Per Jamaat-ul-Ahrar colpire i cristiani ha una eco internazio­nale. E i terroristi sono attenti ai media e al web, per dare un’immagine di potenza. Colpire i «deboli» cristiani — obbiettivo facilissim­o — significa combattere un Pakistan di convivenza tra sunniti e le minoranze. Era il sogno del fondatore del paese, Muhammad Jinnah, che volle uno Stato di musulmani separato dall’India (osteggiato da Gandhi per cui indù e islamici dovevano vivere insieme), ma si ispirava al modernismo laico di Atatürk. La striscia bianca sulla bandiera pachistana, disegnata da Jinnah, simboleggi­a i non musulmani accanto al verde dell’islam. Ma la storia pakistana è stata invece un’islamizzaz­ione crescente e l’uso dell’islam da parte della politica. La contiguità (politica, etnica e religiosa) con l’Afghanista­n ha determinat­o la presenza di un islamismo transnazio­nale. Non è un caso che Osama bin Laden si sia nascosto in Pakistan.

Paese dichiarata­mente musulmano, il Pakistan è una società pluralista. Oltre i cristiani e gli indù (attorno al 2%), ci sono vari gruppi minoritari, come sikh, parsi, buddisti, ahmadi (un gruppo di origine musulmana non riconosciu­to come tale). Ma soprattutt­o in Pakistan vive una grande comunità sciita, la seconda del mondo dopo l’Iran: circa trenta milioni, con una classe di proprietar­i terrieri contro cui c’è risentimen­to sociale. Il fondamenta­lismo sunnita combatte gli sciiti con atti terroristi­ci e di violenza. Sono episodi che, peraltro, s’inquadrano nello scontro globale tra sunniti e sciiti nel mondo musulmano.
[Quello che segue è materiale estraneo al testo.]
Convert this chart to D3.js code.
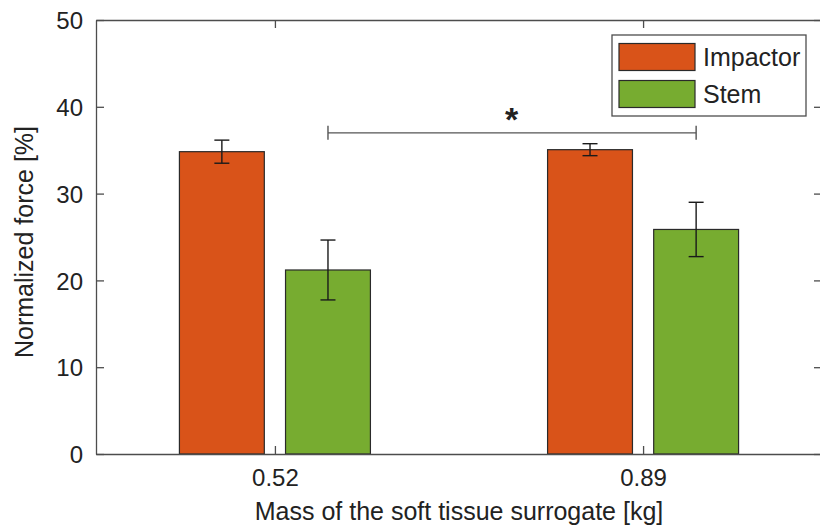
<!DOCTYPE html>
<html>
<head>
<meta charset="utf-8">
<script src="https://cdn.jsdelivr.net/npm/d3@7"></script>
<style>
  body { margin: 0; background: #fff; }
  svg text { font-family: "Liberation Sans", Arial, sans-serif; fill: #222; }
</style>
</head>
<body>
<div id="chart"></div>
<script>
var masses = ["0.52", "0.89"];
var seriesNames = ["Impactor", "Stem"];
var impactorMean = [34.83, 35.06];
var impactorErr = [1.33, 0.69];
var stemMean = [21.2, 25.87];
var stemErr = [3.45, 3.13];
var yTicks = [0, 10, 20, 30, 40, 50];

var colors = { Impactor: "#D95319", Stem: "#77AC30" };

var width = 820;
var height = 527;
var margin = { left: 96, top: 20, right: -2, bottom: 73 };

var svg = d3
  .select("#chart")
  .append("svg")
  .attr("width", width)
  .attr("height", height);

var x0 = d3
  .scalePoint()
  .domain(masses)
  .range([margin.left, width - margin.right])
  .padding(0.486);

var x1 = d3
  .scaleBand()
  .domain(seriesNames)
  .range([-95.5, 95.5])
  .paddingInner(0.2);

var y = d3
  .scaleLinear()
  .domain([0, 50])
  .range([height - margin.bottom, margin.top]);

var rows = [];
masses.forEach(function(m, i) {
  rows.push({ mass: m, series: "Impactor", mean: impactorMean[i], err: impactorErr[i] });
  rows.push({ mass: m, series: "Stem", mean: stemMean[i], err: stemErr[i] });
});

// bars
svg
  .append("g")
  .selectAll("rect")
  .data(rows)
  .enter()
  .append("rect")
  .attr("x", function(d) {
    return x0(d.mass) + x1(d.series);
  })
  .attr("y", function(d) {
    return y(d.mean);
  })
  .attr("width", x1.bandwidth())
  .attr("height", function(d) {
    return y(0) - y(d.mean);
  })
  .attr("fill", function(d) {
    return colors[d.series];
  })
  .attr("stroke", "#2a2a2a")
  .attr("stroke-width", 1.2);

// error bars
var errG = svg
  .append("g")
  .attr("stroke", "#1a1a1a")
  .attr("stroke-width", 1.4)
  .selectAll("g")
  .data(rows)
  .enter()
  .append("g")
  .attr("transform", function(d) {
    return "translate(" + (x0(d.mass) + x1(d.series) + x1.bandwidth() / 2) + ",0)";
  });
errG
  .append("line")
  .attr("y1", function(d) { return y(d.mean + d.err); })
  .attr("y2", function(d) { return y(d.mean - d.err); });
errG
  .append("line")
  .attr("x1", -7.5)
  .attr("x2", 7.5)
  .attr("y1", function(d) { return y(d.mean + d.err); })
  .attr("y2", function(d) { return y(d.mean + d.err); });
errG
  .append("line")
  .attr("x1", -7.5)
  .attr("x2", 7.5)
  .attr("y1", function(d) { return y(d.mean - d.err); })
  .attr("y2", function(d) { return y(d.mean - d.err); });

// axes box
var axisColor = "#4d4d4d";
var yAxis = svg
  .append("g")
  .attr("transform", "translate(" + margin.left + ",0)")
  .call(d3.axisLeft(y).tickValues(yTicks).tickSizeInner(-8).tickSizeOuter(0).tickPadding(13));
var yAxisR = svg
  .append("g")
  .attr("transform", "translate(" + (width - margin.right) + ",0)")
  .call(d3.axisRight(y).tickValues(yTicks).tickSizeInner(-8).tickSizeOuter(0).tickFormat(""));
var xAxis = svg
  .append("g")
  .attr("transform", "translate(0," + y(0) + ")")
  .call(d3.axisBottom(x0).tickSizeInner(-8).tickSizeOuter(0).tickPadding(15));
var xAxisT = svg
  .append("g")
  .attr("transform", "translate(0," + y(50) + ")")
  .call(d3.axisTop(x0).tickSizeInner(-8).tickSizeOuter(0).tickFormat(""));

[yAxis, yAxisR, xAxis, xAxisT].forEach(function(a) {
  a.selectAll("path, line").attr("stroke", axisColor).attr("stroke-width", 1.3);
  a.selectAll("text")
    .attr("font-size", 24)
    .attr("font-family", "Liberation Sans, Arial, sans-serif")
    .attr("fill", "#222");
});
yAxis.selectAll("text").attr("dy", "0.36em");

// axis titles
svg
  .append("text")
  .attr("x", 459)
  .attr("y", 520)
  .attr("text-anchor", "middle")
  .attr("font-size", 25)
  .text("Mass of the soft tissue surrogate [kg]");
svg
  .append("text")
  .attr("transform", "translate(33," + (y(25) + 5) + ") rotate(-90)")
  .attr("text-anchor", "middle")
  .attr("font-size", 25)
  .text("Normalized force [%]");

// significance bracket between the two stem bars
var sxA = x0(masses[0]) + x1("Stem") + x1.bandwidth() / 2;
var sxB = x0(masses[1]) + x1("Stem") + x1.bandwidth() / 2;
var sy = y(37.0);
var sig = svg.append("g").attr("stroke", "#555").attr("stroke-width", 1.4);
sig.append("line").attr("x1", sxA).attr("x2", sxB).attr("y1", sy).attr("y2", sy);
sig.append("line").attr("x1", sxA).attr("x2", sxA).attr("y1", sy - 7).attr("y2", sy + 7);
sig.append("line").attr("x1", sxB).attr("x2", sxB).attr("y1", sy - 7).attr("y2", sy + 7);
svg
  .append("text")
  .attr("x", (sxA + sxB) / 2 - 0.5)
  .attr("y", sy - 2)
  .attr("text-anchor", "middle")
  .attr("font-size", 34)
  .attr("font-weight", "bold")
  .text("*");

// legend
var legend = svg.append("g").attr("transform", "translate(612,35)");
legend
  .append("rect")
  .attr("width", 194)
  .attr("height", 81)
  .attr("fill", "#fff")
  .attr("stroke", axisColor)
  .attr("stroke-width", 1.3);
var legendItem = legend
  .selectAll("g")
  .data(seriesNames)
  .enter()
  .append("g")
  .attr("transform", function(d, i) {
    return "translate(7," + (8.5 + i * 37) + ")";
  });
legendItem
  .append("rect")
  .attr("width", 76)
  .attr("height", 27)
  .attr("fill", function(d) { return colors[d]; })
  .attr("stroke", "#2a2a2a")
  .attr("stroke-width", 1.2);
legendItem
  .append("text")
  .attr("x", 84)
  .attr("y", 22)
  .attr("font-size", 25)
  .text(function(d) { return d; });
</script>
</body>
</html>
Il Pakistan, che — non lo si dimentichi — è una potenza nucleare, è attraversa­to da numerosi conflitti, originati da varie identità religiose e etniche: stenta a trovare coesione per la composizio­ne complessa della popolazion­e, l’instabilit­à delle istituzion­i e le tensioni alle frontiere. Qualche tempo fa Limes parlava di «vulcano Pakistan». Il terrorismo ne vuole l’esplosione, giocando sulla paura e le contrappos­izioni storiche. Sembra il terreno ideale per internazio­nalizzare lo scontro e mostrare, alla fine, che c’è ovunque un conflitto tra islam e Occidente crociato con le sue propaggini cristiane. E’ la semplifica­zione a cui aspira l’islam totalitari­o su tanti scenari. Questo non è tutto l’islam. Non lo si dice per consolazio­ne. Qualche mese fa, a Lahore, sono stato guidato nella moschea imperiale Moghul dal responsabi­le, l’imam Azad, un musulmano sunnita tradiziona­le, il quale presiede un comitato di tutte le religioni che recentemen­te ha scongiurat­o un attacco fanatico a un’area cristiana. Certo i fondamenta­listi sono tanti. I terroristi delle varie sigle sono folli e violenti. Bisogna combatterl­i con le misure adatte. Non si deve però cedere alla loro idea di guerra globale, nonostante la sfida del terrore. E’ giusto e triste il prezzo pagato da persone indifese, come i bambini, le donne e tutti gli altri nel parco Iqbal a Lahore. Per i cristiani pachistani questa è davvero una Pasqua di sangue: non la vicenda di un gruppo lontano, ma qualcosa che tocca tutti.